Sunday, May 25, 2008


The Phoenix probe sneaked up on me - I had only the vaguest notion that another Mars mission was closing in.

Perhaps it sneaked up on Mars too, because the Red Planet, though a popular fave, does not seem to like us very much. Mars, so far as I can recall, has swallowed up a larger proportion of the missions sent there than any other major body in the Solar System. It has continued to do so even to modern times, including the feet-and-meters folly that lost the Mars Climate Orbiter a decade ago. The old war god even knows how to screw with our heads.

Following a theme from last post, though, aren't Mars and Venus misnamed? Just as Saturn ought to be Juno with her royal diadem, let Sol II be Mars. War is hell, and so is it, with its broiler-hot surface temperature, ultradense CO2 atmosphere, and oh yes, endless sulfuric acid rain. The fourth planet can then be Venus - an endlessly fascinating tease and the most popular girl in class, but treating her terrestrial suitors with dismissive contempt. Quit probing me, jerks!
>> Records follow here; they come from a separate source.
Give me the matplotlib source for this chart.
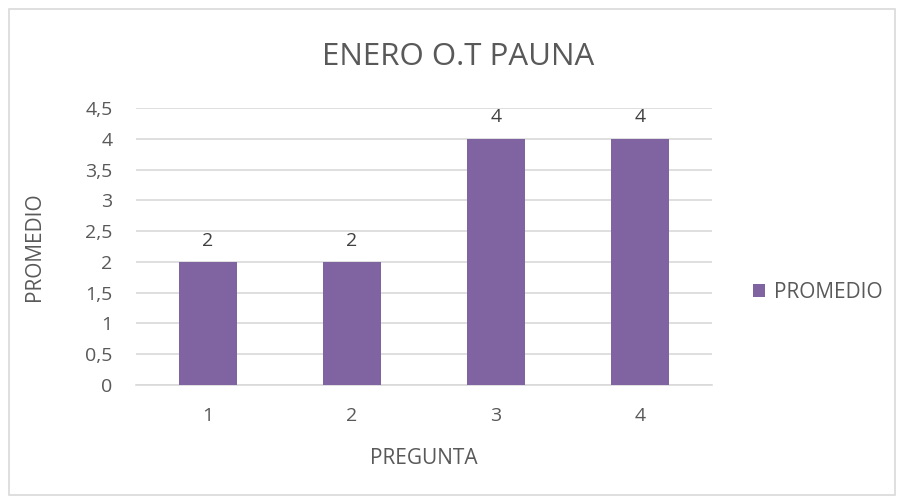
import matplotlib
matplotlib.use('Agg')
import matplotlib.pyplot as plt
import matplotlib.patches as patches

plt.rcParams['font.family'] = ['Open Sans', 'DejaVu Sans']

categories = ['1', '2', '3', '4']
promedio = [2, 2, 4, 4]
yticks = [0, 0.5, 1, 1.5, 2, 2.5, 3, 3.5, 4, 4.5]
ytick_labels = ['0', '0,5', '1', '1,5', '2', '2,5', '3', '3,5', '4', '4,5']

bar_color = '#8064A2'
text_color = '#595959'
grid_color = '#D9D9D9'

fig = plt.figure(figsize=(9.02, 5.01), dpi=100)
ax = fig.add_axes([136 / 902, 1 - 385 / 501, 576 / 902, 277 / 501])

# chart border
fig.patches.append(patches.Rectangle((9 / 902, 6 / 501), 886 / 902, 486 / 501,
                                     transform=fig.transFigure, fill=False,
                                     edgecolor='#D9D9D9', linewidth=1.2))

x = range(len(categories))
bars = ax.bar(x, promedio, width=0.4, color=bar_color, label='PROMEDIO', zorder=3)
for b, v in zip(bars, promedio):
    ax.text(b.get_x() + b.get_width() / 2, v + 0.2, str(v), ha='center', va='bottom',
            fontsize=14, color='#404040')

ax.set_xlim(-0.5, len(categories) - 0.5)
ax.set_ylim(0, 4.5)
ax.set_yticks(yticks)
ax.set_yticklabels(ytick_labels)
ax.set_xticks(list(x))
ax.set_xticklabels(categories)
ax.yaxis.grid(True, color=grid_color, linewidth=1.2, zorder=0)
ax.tick_params(axis='both', length=0, labelsize=14, labelcolor=text_color)
ax.tick_params(axis='y', pad=17)
ax.tick_params(axis='x', pad=16)
for s in ['top', 'right', 'left']:
    ax.spines[s].set_visible(False)
ax.spines['bottom'].set_color(grid_color)
ax.spines['bottom'].set_linewidth(1.2)

fig.text(424 / 902, 1 - 458 / 501, 'PREGUNTA', ha='center', va='center',
         fontsize=15, color=text_color)
fig.text(35 / 902, 1 - 247 / 501, 'PROMEDIO', ha='center', va='center',
         rotation=90, fontsize=15, color=text_color)
fig.text(458 / 902, 1 - 57 / 501, 'ENERO O.T PAUNA', ha='center', va='center',
         fontsize=22.5, color=text_color)

fig.legend(loc='center left', bbox_to_anchor=(734 / 902, 1 - 292 / 501),
           frameon=False, fontsize=15, handlelength=0.6, handleheight=0.6,
           handletextpad=0.4, labelcolor=text_color)

fig.savefig('out.png', dpi=100)
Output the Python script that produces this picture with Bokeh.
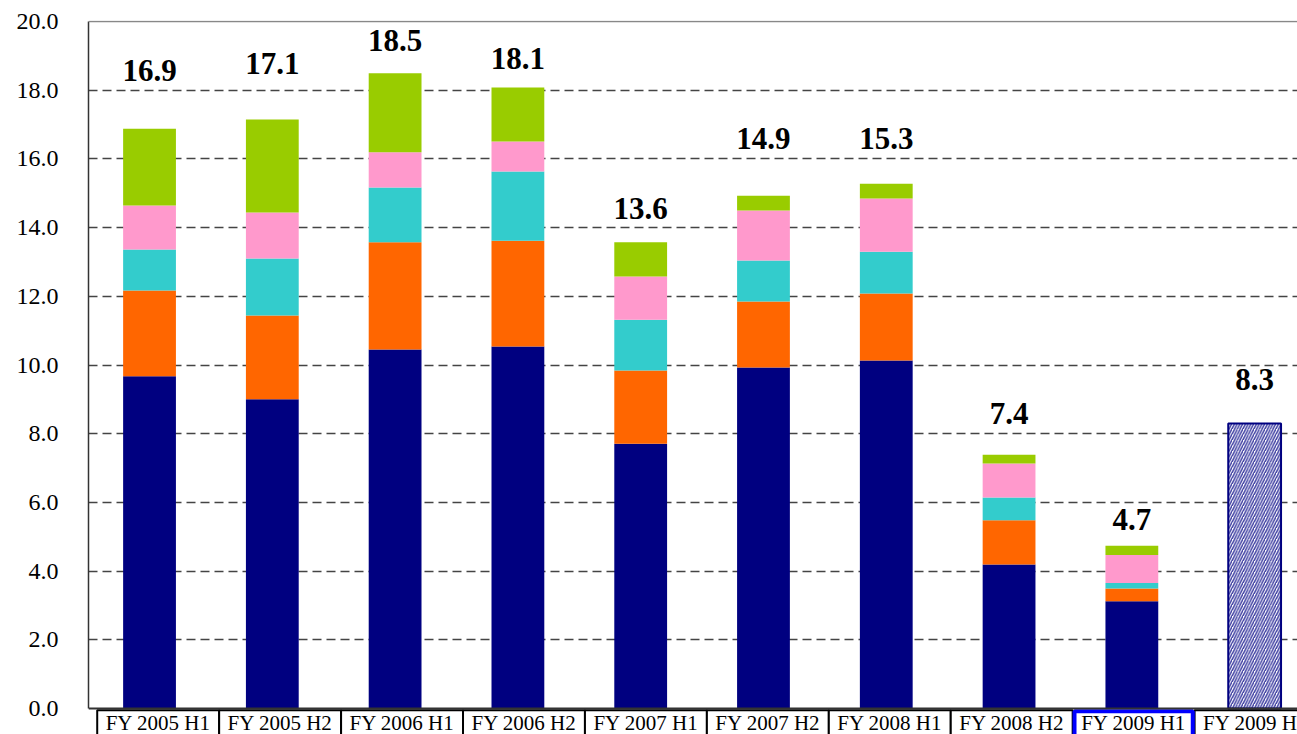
from bokeh.plotting import figure
from bokeh.models import ColumnDataSource, Range1d, FixedTicker, PrintfTickFormatter, Span
from bokeh.core.properties import value
from bokeh.embed import file_html
from bokeh.resources import INLINE

# ---- data ----
categories = ["FY 2005 H1", "FY 2005 H2", "FY 2006 H1", "FY 2006 H2", "FY 2007 H1",
              "FY 2007 H2", "FY 2008 H1", "FY 2008 H2", "FY 2009 H1", "FY 2009 H2"]
navy = [9.67, 9.00, 10.45, 10.54, 7.71, 9.93, 10.13, 4.19, 3.12]
orange = [2.50, 2.44, 3.12, 3.08, 2.13, 1.92, 1.95, 1.29, 0.37]
cyan = [1.19, 1.66, 1.60, 2.01, 1.48, 1.19, 1.22, 0.66, 0.16]
pink = [1.28, 1.34, 1.02, 0.88, 1.26, 1.46, 1.55, 0.99, 0.82]
green = [2.24, 2.71, 2.30, 1.57, 0.99, 0.43, 0.43, 0.26, 0.27]
forecast = 8.3
total_labels = ["16.9", "17.1", "18.5", "18.1", "13.6", "14.9", "15.3", "7.4", "4.7", "8.3"]
y_ticks = [0, 2, 4, 6, 8, 10, 12, 14, 16, 18, 20]

# ---- layout (label anchor heights, in axis units) ----
label_y = [18.28, 18.49, 19.16, 18.63, 14.26, 16.30, 16.30, 8.30, 5.21, 9.29]

FONT = "Liberation Serif"
W, H = 1297, 734
px_per_unit = 34.35
top_border = 20
y_end = 20 + 1 / px_per_unit
y_start = y_end - (H - top_border) / px_per_unit
label_shift = 10 / px_per_unit

p = figure(width=W, height=H, output_backend="svg", toolbar_location=None,
           x_range=Range1d(-0.497, 9.349), y_range=Range1d(y_start, y_end),
           x_axis_location=None, min_border=0, min_border_left=88,
           min_border_top=top_border)
p.outline_line_color = None
p.background_fill_color = "white"
p.border_fill_color = "white"
p.xgrid.visible = False

# y axis
p.yaxis.ticker = FixedTicker(ticks=y_ticks)
p.yaxis.formatter = PrintfTickFormatter(format="%.1f")
p.yaxis.bounds = (0, 20)
p.yaxis.axis_line_color = "#333333"
p.yaxis.axis_line_width = 1.5
p.yaxis.major_tick_out = 0
p.yaxis.major_tick_in = 0
p.yaxis.minor_tick_out = 0
p.yaxis.minor_tick_in = 0
p.yaxis.major_label_standoff = 30
p.yaxis.major_label_text_font = FONT
p.yaxis.major_label_text_font_size = "24px"
p.yaxis.major_label_text_color = "black"

p.ygrid.ticker = FixedTicker(ticks=y_ticks[1:-1])
p.ygrid.grid_line_color = "#444444"
p.ygrid.grid_line_width = 1.3
p.ygrid.grid_line_dash = "9 5"

# stacked bars
n = len(navy)
src = ColumnDataSource(dict(x=list(range(n)), navy=navy, orange=orange, cyan=cyan,
                            pink=pink, green=green))
stack_names = ["navy", "orange", "cyan", "pink", "green"]
colors = ["#000080", "#FF6600", "#33CCCC", "#FF99CC", "#99CC00"]
p.vbar_stack(stack_names, x="x", width=0.43, color=colors, line_color=None, source=src)

# forecast hatched bar
p.vbar(x=[len(categories) - 1], top=[forecast], bottom=0, width=0.43,
       fill_color="white", line_color="#000080", line_width=2,
       hatch_pattern="/", hatch_color="#2a2a98", hatch_alpha=0.9,
       hatch_scale=5.5, hatch_weight=1.5)

# axis lines at 0 and 20
p.add_layout(Span(location=0, dimension="width", line_color="#333333", line_width=2))
p.add_layout(Span(location=20, dimension="width", line_color="#888888", line_width=1.5))

# value labels
p.text(x=list(range(len(categories))), y=[v + label_shift for v in label_y], text=total_labels,
       text_font=value(FONT), text_font_size=value("31px"), text_font_style="bold",
       text_align="center", text_baseline="alphabetic", text_color="black")

# category label boxes
step = 0.993
lefts = [-0.426 + i * step for i in range(len(categories))]
rights = [l + step for l in lefts]
box_top = -0.05
box_bottom = -2.0
hl = categories.index("FY 2009 H1")
p.quad(left=[l for i, l in enumerate(lefts) if i != hl],
       right=[r for i, r in enumerate(rights) if i != hl],
       top=box_top, bottom=box_bottom, fill_color="white", line_color="black", line_width=2)
p.quad(left=[lefts[hl] + 0.015], right=[rights[hl] - 0.015], top=box_top - 0.03,
       bottom=box_bottom, fill_color="white", line_color="#0000FF", line_width=4)
p.text(x=[(l + r) / 2 for l, r in zip(lefts, rights)], y=-0.70 + 10 / px_per_unit,
       text=categories, text_font=value(FONT), text_font_size=value("21px"),
       text_align="center", text_baseline="alphabetic", text_color="black")

open("out.html", "w").write(file_html(p, INLINE))
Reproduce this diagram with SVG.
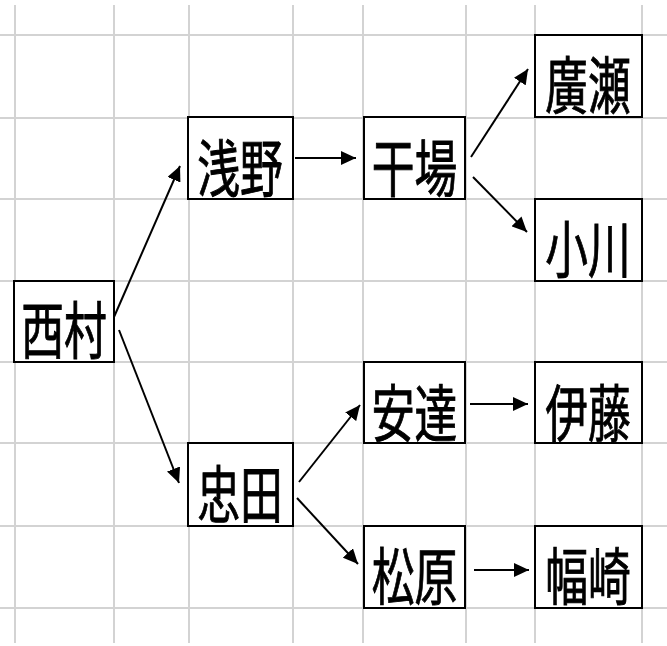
<svg xmlns="http://www.w3.org/2000/svg" width="667" height="646" viewBox="0 0 667 646">
<defs>
<style>
.grid line{stroke:#d3d3d3;stroke-width:2}
.box rect{fill:#fff;stroke:#000;stroke-width:2}
.box text{font-family:"Noto Sans CJK JP","Noto Sans CJK SC",sans-serif;font-size:62px;fill:#000;stroke:#000;stroke-width:0.9px;text-anchor:middle;dominant-baseline:central}
.conn line{stroke:#000;stroke-width:2;marker-end:url(#ah)}
</style>
<marker id="ah" markerUnits="userSpaceOnUse" markerWidth="16" markerHeight="14" refX="15" refY="7" orient="auto">
<path d="M0,0 L15,7 L0,14 Z" fill="#000"/>
</marker>
</defs>
<rect width="667" height="646" fill="#fff"/>
<g class="grid">
<line x1="15" y1="5" x2="15" y2="643"/>
<line x1="114" y1="5" x2="114" y2="643"/>
<line x1="189" y1="5" x2="189" y2="643"/>
<line x1="293" y1="5" x2="293" y2="643"/>
<line x1="363" y1="5" x2="363" y2="643"/>
<line x1="466" y1="5" x2="466" y2="643"/>
<line x1="535" y1="5" x2="535" y2="643"/>
<line x1="642" y1="5" x2="642" y2="643"/>
<line x1="0" y1="35" x2="667" y2="35"/>
<line x1="0" y1="118" x2="667" y2="118"/>
<line x1="0" y1="199" x2="667" y2="199"/>
<line x1="0" y1="281" x2="667" y2="281"/>
<line x1="0" y1="362" x2="667" y2="362"/>
<line x1="0" y1="443" x2="667" y2="443"/>
<line x1="0" y1="526" x2="667" y2="526"/>
<line x1="0" y1="608" x2="667" y2="608"/>
</g>
<g class="conn">
<line x1="114" y1="317" x2="180" y2="166"/>
<line x1="119" y1="330" x2="179" y2="483"/>
<line x1="295" y1="158" x2="356" y2="158"/>
<line x1="471" y1="157" x2="528" y2="69"/>
<line x1="473" y1="177" x2="527" y2="232"/>
<line x1="299" y1="482" x2="360" y2="405"/>
<line x1="297" y1="498" x2="358" y2="564"/>
<line x1="470" y1="404" x2="528" y2="404"/>
<line x1="474" y1="570" x2="529" y2="570"/>
</g>
<g id="n-hirose" class="box"><rect x="535" y="35" width="107" height="82"/><text transform="translate(588,82) scale(0.69,1)">廣瀬</text></g>
<g id="n-asano" class="box"><rect x="188" y="117" width="105" height="82"/><text transform="translate(240,165) scale(0.69,1)">浅野</text></g>
<g id="n-hoshiba" class="box"><rect x="364" y="117" width="101" height="82"/><text transform="translate(414.5,165) scale(0.69,1)">干場</text></g>
<g id="n-ogawa" class="box"><rect x="535" y="199" width="107" height="82"/><text transform="translate(588,246) scale(0.69,1)">小川</text></g>
<g id="n-nishimura" class="box"><rect x="14" y="281" width="100" height="81"/><text transform="translate(64,327) scale(0.69,1)">西村</text></g>
<g id="n-adachi" class="box"><rect x="364" y="362" width="101" height="81"/><text transform="translate(414.5,410) scale(0.69,1)">安達</text></g>
<g id="n-ito" class="box"><rect x="535" y="362" width="107" height="81"/><text transform="translate(588,410) scale(0.69,1)">伊藤</text></g>
<g id="n-tadata" class="box"><rect x="188" y="443" width="105" height="83"/><text transform="translate(240,491) scale(0.69,1)">忠田</text></g>
<g id="n-matsubara" class="box"><rect x="364" y="526" width="101" height="82"/><text transform="translate(414.5,573) scale(0.69,1)">松原</text></g>
<g id="n-habasaki" class="box"><rect x="535" y="526" width="107" height="82"/><text transform="translate(588,573) scale(0.69,1)">幅崎</text></g>
</svg>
I'll stop before I get in more trouble, but hats off to Phoenix! Now, apparently, we're actually up to 50-50 on Mars missions. Maybe she's lightening up on us a bit.


Anonymous said...

Funny post. I think that some of Mars' allure is our disapointment about Venus. We so desperatly want to find Barsoom that sometimes we try to find a little piece of it even where it doesn't exsist. That doesn't mean that we stop looking.

Rick said...

Venus never had the magic that Mars did, at least in modern times. It was too shrouded in mystery, an atmospheric burqa. A lady has to show some ankle, or at least dark flashing eyes, to keep interest up.

I don't know if Mars was anything special before the 1877 opposition, but once seasonality and the canals were "discovered," Mars became the almost-Earth, and more or less has been ever since. It took a beating in 1964, but then at the same time we finally learned something about Venus, and it turned out to be just like Hell. Even a semi-lunar Mars looked great by comparison!

Anonymous said...

I think that the disapointment stims from a deep-rooted desire to stand somewhere new and breath the air and feel the soil. The only place we can do that, so far, is on Earth. We want to go someplace new and for modern humans, 'new' is another planet.

Magpie said...

Dejah Thoris won't be waiting beer in hand for me by the time I get to Mars, but that's okay... I'm sure there'll be something just as interesting.
Actually, I've got this very powerful feeling that the first man on Mars will be a female astronaut, and I don't seem to be the only one. Perhaps something in the collective unconscious will make it a self-fulfilling prophecy.